Supercharged solar storm strikes Earth on Valentine’s day; Flashes strongest polar lights
On February 14, Valentine's day, a supercharged solar storm struck the Earth. The storm was so intense that it created one of the strongest polar light displays seen in years.
The National Oceanic and Atmospheric Administration (NOAA) had predicted that there could be a solar storm event on Valentine's day. However, no one was prepared for its intensity. On February 14, a strong solar storm struck the Earth. While it did not impact any nearby satellites, the coronal mass ejection (CME) cloud was so dense that it created a bright auroral display in the arctic region. Many aurora chasers, including veterans, reported that it was one of the brightest polar lights they have encountered in a long time. Check details of this unexpected solar storm.
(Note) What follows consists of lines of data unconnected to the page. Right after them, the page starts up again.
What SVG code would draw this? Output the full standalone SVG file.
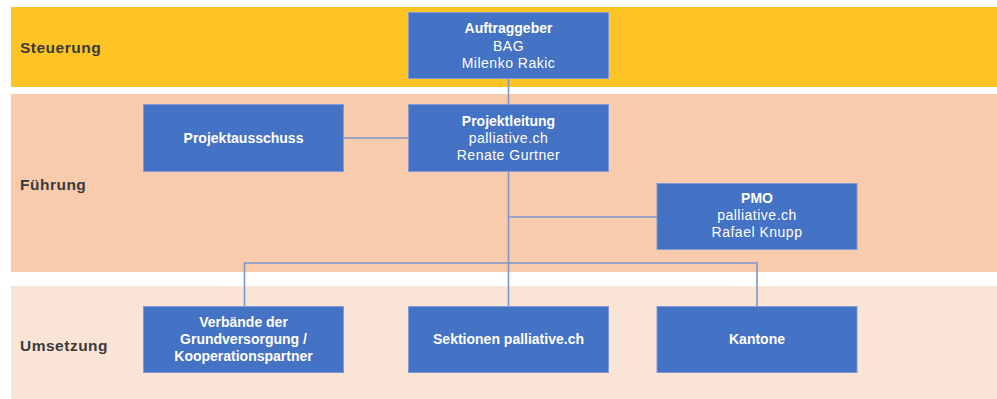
<svg xmlns="http://www.w3.org/2000/svg" width="997" height="399" viewBox="0 0 997 399">
<style>
.band-label{font-family:"Liberation Sans",Arial,sans-serif;font-weight:bold;font-size:15.5px;letter-spacing:0.5px;fill:#3a3a3a}
.box{fill:#4472C4;stroke:#7f9ad6;stroke-width:1}
.t{font-family:"Liberation Sans",Arial,sans-serif;font-size:14px;letter-spacing:0.5px;fill:#ffffff;text-anchor:middle}
.b{font-weight:bold;letter-spacing:0}
.conn{fill:none;stroke:#7f95c9;stroke-width:1.6}
</style>
<rect x="0" y="0" width="997" height="399" fill="#ffffff"/>
<g id="bands">
<rect x="11" y="7" width="986" height="80" fill="#FEC325"/>
<rect x="11" y="94" width="986" height="178" fill="#F7CBAC"/>
<rect x="11" y="286" width="986" height="113" fill="#FAE4D6"/>
<text class="band-label" x="20" y="53">Steuerung</text>
<text class="band-label" x="20" y="190">Führung</text>
<text class="band-label" x="20" y="351">Umsetzung</text>
</g>
<g id="connectors">
<line class="conn" x1="508.5" y1="79" x2="508.5" y2="306"/>
<line class="conn" x1="344" y1="138" x2="408" y2="138"/>
<line class="conn" x1="508.5" y1="217" x2="657" y2="217"/>
<polyline class="conn" points="244.5,306 244.5,263 757,263 757,306"/>
</g>
<g id="auftraggeber">
<rect class="box" x="408.5" y="12.5" width="200" height="66"/>
<text class="t b" x="508.5" y="33">Auftraggeber</text>
<text class="t" x="508.5" y="51">BAG</text>
<text class="t" x="508.5" y="68">Milenko Rakic</text>
</g>
<g id="projektausschuss">
<rect class="box" x="143.5" y="104.5" width="200" height="67"/>
<text class="t b" x="243.5" y="143">Projektausschuss</text>
</g>
<g id="projektleitung">
<rect class="box" x="408.5" y="104.5" width="200" height="67"/>
<text class="t b" x="508.5" y="126">Projektleitung</text>
<text class="t" x="508.5" y="143">palliative.ch</text>
<text class="t" x="508.5" y="160">Renate Gurtner</text>
</g>
<g id="pmo">
<rect class="box" x="657" y="183.5" width="200" height="66"/>
<text class="t b" x="757" y="203">PMO</text>
<text class="t" x="757" y="220">palliative.ch</text>
<text class="t" x="757" y="237">Rafael Knupp</text>
</g>
<g id="verbaende">
<rect class="box" x="143.5" y="306.5" width="200" height="66"/>
<text class="t b" x="243.5" y="327">Verbände der</text>
<text class="t b" x="243.5" y="344">Grundversorgung /</text>
<text class="t b" x="243.5" y="361">Kooperationspartner</text>
</g>
<g id="sektionen">
<rect class="box" x="408.5" y="306.5" width="200" height="66"/>
<text class="t b" x="508.5" y="344">Sektionen palliative.ch</text>
</g>
<g id="kantone">
<rect class="box" x="657" y="306.5" width="200" height="66"/>
<text class="t b" x="757" y="344">Kantone</text>
</g>
</svg>
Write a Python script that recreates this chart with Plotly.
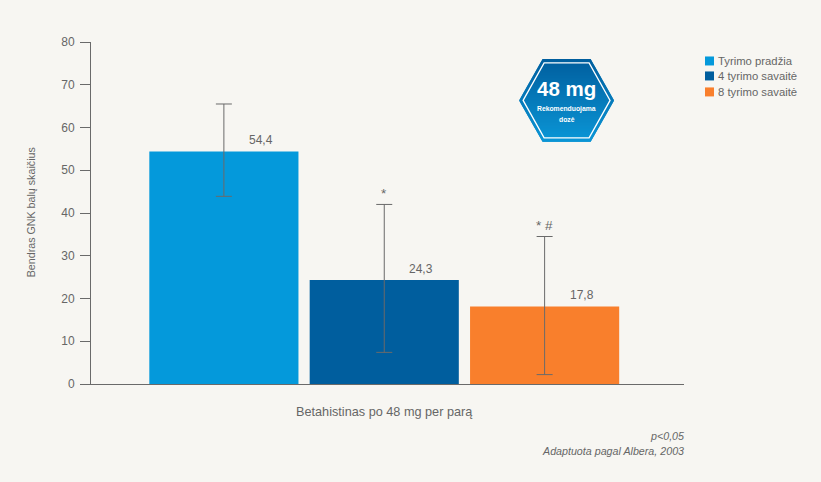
import plotly.graph_objects as go

# ---- data ----
series_names = ["Tyrimo pradžia", "4 tyrimo savaitė", "8 tyrimo savaitė"]
bar_values = [54.4, 24.3, 18.1]
value_labels = ["54,4", "24,3", "17,8"]
err_upper = [65.5, 42.0, 34.5]
err_lower = [43.9, 7.4, 2.2]
sig_labels = ["", "*", "* #"]
colors = ["#0499db", "#005e9e", "#f97f2c"]
y_ticks = [0, 10, 20, 30, 40, 50, 60, 70, 80]

W, H = 821, 482
L, R, T, B = 90.5, 684.0, 42.0, 384.5
BG = "#f7f6f2"
TXT = "#666666"
AXIS = "#6a6a6a"
FONT = "Liberation Sans, Arial, sans-serif"

fig = go.Figure()
for i, name in enumerate(series_names):
    fig.add_trace(go.Bar(
        x=[i], y=[bar_values[i]], name=name, width=0.93, showlegend=False,
        marker=dict(color=colors[i], line=dict(width=0)),
        error_y=dict(type="data", symmetric=False,
                     array=[err_upper[i] - bar_values[i]],
                     arrayminus=[bar_values[i] - err_lower[i]],
                     color=AXIS, thickness=1, width=8),
    ))

annotations = []
for i in range(3):
    annotations.append(dict(x=i + 0.23, y=bar_values[i] + 2.7, text=value_labels[i],
                            showarrow=False, xanchor="center", yanchor="middle",
                            font=dict(size=12, color=TXT, family=FONT)))
    if sig_labels[i]:
        annotations.append(dict(x=i, y=err_upper[i] + 2.5, text=sig_labels[i],
                                showarrow=False, xanchor="center", yanchor="middle",
                                font=dict(size=13.5, color=TXT, family=FONT)))


def px(x):
    return (x - L) / (R - L)


def py(y):
    return (B - y) / (B - T)


def paper_text(x, y, text, xanchor="center", **kw):
    font = kw.pop("font")
    annotations.append(dict(xref="paper", yref="paper", x=px(x), y=py(y), text=text,
                            showarrow=False, xanchor=xanchor, yanchor="middle",
                            font=font, **kw))


paper_text(30, 213, "Bendras GNK balų skaičius", textangle=-90,
           font=dict(size=10.7, color=TXT, family=FONT))
paper_text(384.5, 413, "Betahistinas po 48 mg per parą",
           font=dict(size=12.7, color=TXT, family=FONT))
paper_text(684, 437, "<i>p&lt;0,05</i>", xanchor="right", xshift=2,
           font=dict(size=10.7, color=TXT, family=FONT))
paper_text(684, 452, "<i>Adaptuota pagal Albera, 2003</i>", xanchor="right", xshift=2,
           font=dict(size=10.7, color=TXT, family=FONT))

shapes = []

# ---- legend: small swatches set tight against their labels ----
legend_rows = [61, 76, 92]
for name, col, ly in zip(series_names, colors, legend_rows):
    shapes.append(dict(type="rect", xref="paper", yref="paper",
                       x0=px(705), x1=px(714), y0=py(ly - 4.5), y1=py(ly + 4.5),
                       fillcolor=col, line=dict(width=0)))
    paper_text(716.5, ly, name, xanchor="left", font=dict(size=11.3, color=TXT, family=FONT))

# ---- dosage badge (decoration, in pixel coordinates) ----
CX, CY = 566.5, 100.5


def hex_path(half_w, half_top, half_h):
    pts = [(CX - half_w, CY), (CX - half_top, CY - half_h), (CX + half_top, CY - half_h),
           (CX + half_w, CY), (CX + half_top, CY + half_h), (CX - half_top, CY + half_h)]
    return "M" + " L".join(f"{px(a):.5f},{py(b):.5f}" for a, b in pts) + " Z"


half_w, half_top, half_h = 47.5, 24.0, 41.5
shapes.append(dict(type="path", xref="paper", yref="paper",
                   path=hex_path(half_w, half_top, half_h),
                   fillcolor="#0a86c9", line=dict(width=0)))
c_top, c_bot = (0, 94, 158), (11, 150, 214)
n = 83
for k in range(n):
    y0 = -half_h + 2 * half_h * k / n
    y1 = min(half_h, -half_h + 2 * half_h * (k + 1) / n + 0.4)
    wid = lambda yy: half_w - (half_w - half_top) * min(abs(yy), half_h) / half_h
    t = k / (n - 1)
    col = tuple(round(a + (b - a) * t) for a, b in zip(c_top, c_bot))
    pts = [(CX - wid(y0), CY + y0), (CX + wid(y0), CY + y0),
           (CX + wid(y1), CY + y1), (CX - wid(y1), CY + y1)]
    shapes.append(dict(type="path", xref="paper", yref="paper",
                       path="M" + " L".join(f"{px(a):.5f},{py(b):.5f}" for a, b in pts) + " Z",
                       fillcolor=f"rgb{col}", line=dict(width=0)))
shapes.append(dict(type="path", xref="paper", yref="paper", path=hex_path(43.5, 22.5, 37.5),
                   fillcolor="rgba(0,0,0,0)", line=dict(color="#ffffff", width=1.3)))

paper_text(CX, 88.5, "<b>48 mg</b>", font=dict(size=20.5, color="#ffffff", family=FONT))
paper_text(CX, 109, "<b>Rekomenduojama</b>", font=dict(size=6.8, color="#ffffff", family=FONT))
paper_text(CX, 120, "<b>dozė</b>", font=dict(size=6.8, color="#ffffff", family=FONT))

fig.update_layout(
    width=W, height=H,
    margin=dict(l=L, r=W - R, t=T, b=H - B, pad=0),
    paper_bgcolor=BG, plot_bgcolor=BG,
    font=dict(family=FONT, size=12, color=TXT),
    showlegend=False,
    xaxis=dict(range=[(L - 223.5) / 160.5, (R - 223.5) / 160.5], showticklabels=False,
               ticks="", showgrid=False, zeroline=False, showline=True,
               linecolor=AXIS, linewidth=1),
    yaxis=dict(range=[0, 80], tickmode="array", tickvals=y_ticks, ticks="outside",
               ticklen=10, tickwidth=1, tickcolor=AXIS, showgrid=False, zeroline=False,
               showline=True, linecolor=AXIS, linewidth=1, ticklabelstandoff=3,
               tickfont=dict(size=12, color=TXT, family=FONT)),
    annotations=annotations,
    shapes=shapes,
)
fig.write_html("out.html", config={"displayModeBar": False},
               post_script="document.body.style.margin='0';document.body.style.background='%s';" % BG)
The event was reported by Space.com, which highlighted, “A well-timed plasma eruption from the sun delivered a Valentine Day's night of auroral splendor for skywatchers in Alaska, with the display's intensity taking by surprise even seasoned aurora chasers”. As per reports, the solar storm that caused the aurora was of G1-class.
Solar storm causes intense polar lights
Vincent Ledvina, an Alaska-based astro photographer and aurora chaser, tweeted about the incident and said, “Everything about tonight was insane. One of the best nights of aurora of my life, maybe the best. We had substorm after substorm, it never let up”. For the unaware, a substorm is a brief disturbance in the Earth's magnetosphere that causes energy to be released from the tail of the magnetosphere and injected into the high latitude ionosphere. In layman's terms, it is an aurora storm that is caused by a solar storm and is seen in short tranches.
Ledvina is a veteran when it comes to aurora photography. As per his website, he took his first aurora photo in his high school and ever since he has been chasing after them. Now, a Ph.D student in the University of Alaska, he continues to take professional photos of polar lights and makes time-lapse videos.
And despite years of watching solar storms impact the atmosphere and create auroral displays, he stated that he had never seen anything like that before. In a separate tweet, he said, “Tonight's aurora in Fairbanks, Alaska was easily one of the brightest I've seen”. He also called the event “straight up magical” and “The most intense red color I've seen”.